In this configuration, Kubernetes will wait for 10 seconds before sending the first request to /healthz on port 8080. It checks every 10 seconds and allows up to 30 failures before marking the startup as failed.

Common Pitfalls

Missing Startup Probes

One common pitfall is neglecting to define startup probes for applications with long initialization times. Without a startup probe, liveness probes might incorrectly assume that the application is stuck or unresponsive, leading to repeated restarts. This can cause a cascade of failures, where the application never has enough time to fully start and stabilize.

Insufficient Initial Delays

Setting too short an initial delay for the startup probe can result in premature checks, which may fail and trigger unnecessary restarts. It’s crucial to accurately estimate and configure the initial delay based on the application's startup characteristics.

Misconfigured Failure Thresholds

Using a low failure threshold can also cause premature restarts. Ensure that the failure threshold is high enough to meet the application's worst-case startup time.

Overlapping Probes

Improper coordination between startup, liveness, and readiness probes can lead to conflicts. Ensure that the startup probe has sufficient time to complete before liveness and readiness probes take over.

Best Practices for Using Startup Probes

  1. Accurate Initial Delays: Set initialDelaySeconds to a value that allows the application to complete its initial setup tasks before the probe checks its status.

  2. Appropriate Check Intervals: Configure periodSeconds to balance between frequent checks and allowing enough time for the application to progress in its startup.

  3. High Failure Thresholds: Use a high failureThreshold to give applications enough time to start without being prematurely marked as failed.

  4. Continues Checks with Liveness and Readiness Probes: Once the application is started, liveness and readiness probes take over to ensure ongoing health and readiness to handle traffic.

  5. Monitor and Adjust: Continuously monitor the application's startup behavior and adjust the startup probe configuration as necessary to align with any changes in the startup process.
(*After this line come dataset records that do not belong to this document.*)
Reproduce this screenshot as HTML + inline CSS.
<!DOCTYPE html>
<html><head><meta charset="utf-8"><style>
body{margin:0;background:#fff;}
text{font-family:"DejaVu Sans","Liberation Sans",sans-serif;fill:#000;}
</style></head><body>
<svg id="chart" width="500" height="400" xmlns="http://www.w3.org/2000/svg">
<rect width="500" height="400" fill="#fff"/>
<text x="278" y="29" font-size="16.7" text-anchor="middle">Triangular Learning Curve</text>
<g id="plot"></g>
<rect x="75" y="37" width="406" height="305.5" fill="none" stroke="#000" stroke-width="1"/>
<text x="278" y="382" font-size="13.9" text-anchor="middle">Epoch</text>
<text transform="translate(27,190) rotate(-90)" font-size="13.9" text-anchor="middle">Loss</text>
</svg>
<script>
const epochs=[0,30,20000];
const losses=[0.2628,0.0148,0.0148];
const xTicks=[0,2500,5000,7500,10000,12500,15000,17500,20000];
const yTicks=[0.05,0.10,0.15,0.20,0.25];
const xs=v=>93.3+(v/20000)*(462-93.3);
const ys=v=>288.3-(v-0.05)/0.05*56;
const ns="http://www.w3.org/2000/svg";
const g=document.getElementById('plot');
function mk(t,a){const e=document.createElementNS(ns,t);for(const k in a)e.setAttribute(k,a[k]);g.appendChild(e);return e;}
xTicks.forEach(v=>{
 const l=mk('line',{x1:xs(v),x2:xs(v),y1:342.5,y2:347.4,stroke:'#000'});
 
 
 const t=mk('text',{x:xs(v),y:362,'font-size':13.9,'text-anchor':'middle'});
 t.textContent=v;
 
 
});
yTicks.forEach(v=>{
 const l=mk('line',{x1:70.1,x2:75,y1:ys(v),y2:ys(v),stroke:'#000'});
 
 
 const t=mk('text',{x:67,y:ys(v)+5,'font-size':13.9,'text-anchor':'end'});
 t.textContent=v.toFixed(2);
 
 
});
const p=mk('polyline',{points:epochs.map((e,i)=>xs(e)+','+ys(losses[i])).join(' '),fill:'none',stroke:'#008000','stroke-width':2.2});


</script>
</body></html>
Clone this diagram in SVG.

  6. Log and Debug: Implement detailed logging within the application’s startup process to facilitate debugging when startup probes fail.

Example Scenario

Consider a Java application that loads a large dataset into memory upon startup. This initialization takes approximately 3 minutes. Without a startup probe, liveness and readiness probes might kill the container, assuming it's unresponsive. By configuring a startup probe with a sufficient initial delay and failure threshold, the application gets the necessary time to load the dataset fully before handling traffic.

startupProbe:
  exec:
    command:
      - cat
      - /tmp/healthy
  initialDelaySeconds: 180
  periodSeconds: 10
  failureThreshold: 18

In this configuration, the startup probe checks for the presence of a /tmp/healthy file, which the application creates after completing its initialization.

You might wonder if you could achieve the same result by setting a long initialDelaySeconds on the liveness and readiness probes. However, this approach is not ideal because it leads to duplicated values and does not provide the same flexibility and clarity as using a dedicated startup probe. Startup probes are specifically designed for this purpose, ensuring that the initialization phase is handled correctly without interfering with the ongoing health checks managed by liveness and readiness probes.

Conclusion

Startup probes are an essential in Kubernetes for managing the lifecycle of applications with long or complex startup sequences. They ensure that such applications have the necessary time to initialize fully before liveness and readiness probes begin their checks. By accurately configuring and utilizing startup probes, you can prevent premature restarts, ensuring that applications are healthy and ready to serve traffic once fully started. This enhances the resilience and reliability of your Kubernetes deployments. However, not every application requires a startup probe. They are typically needed for slow-starting applications, so use them wisely to avoid unnecessary complexity in your configurations.